Luigi Giussani «Zostawić ślady w historii świata»
Małe nadzieje
Chciałabym podzielić się z Wami historią z naszego… ogrodu. Wraz z naszą wspólnotą, również w tym roku, miałyśmy pragnienie, aby posadzić trochę warzyw i kwiatów na naszym kawałku ziemi. Zabrałyśmy się do tego z wyprzedzeniem. Wczesną wiosną posadziłyśmy w doniczkach pomidory i ogórki. Z ogromną dumą i radością obserwowałyśmy wzrost warzyw z biegiem czasu, pomidory i ogórki pięknie powschodziły. Po upływie kilku miesięcy nadszedł upragniony moment, aby posadzić nasze roślinki do ogrodu. Przesadziłyśmy pomidory i ogórki, jednak zaobserwowałyśmy, że nasze ogórki w ogrodzie „umierają”. Pewnego dnia, gdy rozmawiałam z moją siostrą, powiedziała mi, że popełniłyśmy błąd. Ogórki są bardzo wrażliwe i powinno się je sadzić bezpośrednio w ogrodzie, gdyż są bardzo nieodporne na zmianę gruntu. Ach, jaki był nasz smutek! Starałam się jednak nie tracić nadziei, podlewając je z myślą, że może jeszcze odżyją. Niektóre z nich szybko zwiędły, na inne patrzyłam z cieniem nadziei. Nawet nie zdajecie sobie sprawy, jaką radością i zaskoczeniem było dla mnie, gdy po długim czasie weszłam do ogrodu i zobaczyłam, że ogórki urosły!

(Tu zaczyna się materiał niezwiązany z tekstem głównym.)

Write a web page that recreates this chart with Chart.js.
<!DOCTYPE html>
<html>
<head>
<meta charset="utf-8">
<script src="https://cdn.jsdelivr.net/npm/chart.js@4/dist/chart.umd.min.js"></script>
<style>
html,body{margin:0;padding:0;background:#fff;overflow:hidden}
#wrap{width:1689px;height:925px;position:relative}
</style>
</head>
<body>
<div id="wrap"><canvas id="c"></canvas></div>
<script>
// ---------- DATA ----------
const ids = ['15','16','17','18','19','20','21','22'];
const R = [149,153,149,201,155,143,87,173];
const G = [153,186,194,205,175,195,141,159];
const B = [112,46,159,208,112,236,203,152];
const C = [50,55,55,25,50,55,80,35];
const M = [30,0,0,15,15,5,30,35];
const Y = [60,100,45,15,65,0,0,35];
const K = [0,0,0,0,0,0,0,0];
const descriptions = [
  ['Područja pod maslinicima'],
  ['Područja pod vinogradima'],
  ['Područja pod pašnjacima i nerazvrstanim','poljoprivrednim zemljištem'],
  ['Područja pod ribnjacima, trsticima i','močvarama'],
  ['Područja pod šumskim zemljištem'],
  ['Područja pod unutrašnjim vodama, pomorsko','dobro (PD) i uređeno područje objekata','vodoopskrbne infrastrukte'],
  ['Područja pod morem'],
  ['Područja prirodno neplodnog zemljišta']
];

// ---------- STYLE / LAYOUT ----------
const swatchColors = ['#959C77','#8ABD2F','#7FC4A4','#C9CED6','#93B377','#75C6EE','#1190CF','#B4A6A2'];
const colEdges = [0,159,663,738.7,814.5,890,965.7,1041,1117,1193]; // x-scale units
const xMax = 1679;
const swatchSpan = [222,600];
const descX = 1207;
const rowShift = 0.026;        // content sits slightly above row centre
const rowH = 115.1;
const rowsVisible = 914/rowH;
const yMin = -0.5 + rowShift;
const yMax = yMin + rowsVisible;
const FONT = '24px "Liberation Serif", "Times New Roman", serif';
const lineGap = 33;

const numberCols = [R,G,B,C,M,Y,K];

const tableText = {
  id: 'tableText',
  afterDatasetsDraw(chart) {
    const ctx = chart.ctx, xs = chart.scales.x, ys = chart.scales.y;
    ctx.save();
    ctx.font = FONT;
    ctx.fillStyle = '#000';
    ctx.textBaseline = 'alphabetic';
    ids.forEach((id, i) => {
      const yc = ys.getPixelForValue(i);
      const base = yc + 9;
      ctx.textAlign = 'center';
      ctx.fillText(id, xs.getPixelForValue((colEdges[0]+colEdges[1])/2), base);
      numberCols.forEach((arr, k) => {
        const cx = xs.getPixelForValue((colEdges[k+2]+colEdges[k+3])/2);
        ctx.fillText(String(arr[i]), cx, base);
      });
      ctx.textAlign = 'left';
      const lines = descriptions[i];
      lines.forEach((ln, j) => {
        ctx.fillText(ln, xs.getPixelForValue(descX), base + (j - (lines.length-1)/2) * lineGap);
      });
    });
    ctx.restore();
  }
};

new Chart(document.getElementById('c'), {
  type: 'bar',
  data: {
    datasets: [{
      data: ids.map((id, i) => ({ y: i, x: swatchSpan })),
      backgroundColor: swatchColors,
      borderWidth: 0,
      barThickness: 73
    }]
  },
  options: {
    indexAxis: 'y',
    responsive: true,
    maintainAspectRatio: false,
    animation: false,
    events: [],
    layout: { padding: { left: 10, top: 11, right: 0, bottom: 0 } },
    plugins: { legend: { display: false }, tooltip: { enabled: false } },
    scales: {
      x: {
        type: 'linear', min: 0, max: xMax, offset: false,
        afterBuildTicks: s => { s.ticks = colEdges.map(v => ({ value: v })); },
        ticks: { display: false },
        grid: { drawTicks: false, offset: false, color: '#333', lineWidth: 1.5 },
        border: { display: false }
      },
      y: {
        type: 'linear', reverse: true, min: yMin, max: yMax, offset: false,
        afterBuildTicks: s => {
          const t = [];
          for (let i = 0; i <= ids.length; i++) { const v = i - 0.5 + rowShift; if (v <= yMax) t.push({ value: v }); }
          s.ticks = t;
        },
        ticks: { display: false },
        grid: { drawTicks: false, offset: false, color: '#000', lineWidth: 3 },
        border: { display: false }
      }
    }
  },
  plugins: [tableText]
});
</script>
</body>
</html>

Patrzę z ogromną wdzięcznością serca na ten czas, na ten kawałek drogi, który przeszłam tutaj. Czas bardzo piękny, intensywny, przepełniony ogromem radości i trudu, miłości i cierpienia. Ile, przez te prawie dwa lata się wydarzyło, jak wiele momentów, różnych spotkań, codziennych zmagań. Jak Pan Bóg nas zaskakuje, sama to wiele razy przeżyłam: czas misji, kraj misji, ludzie, kultura, wspólnota – sama nigdy bym tego tak nie zaplanowała. Tak bardzo jest widoczne Jego działanie w naszym życiu i jestem z tego bardzo szczęśliwa, wdzięczna za Boże kierownictwo.
Ten mój list to wielki skrót tego, co przeżywam tutaj. Cieszę się, że już niedługo będziemy mogli się spotkać i na żywo podzielić się przeżytym czasem. Dziękuję Wam za to, że byliście ze mną duchowo podczas mojej misji, za Waszą modlitwę i wsparcie finansowe.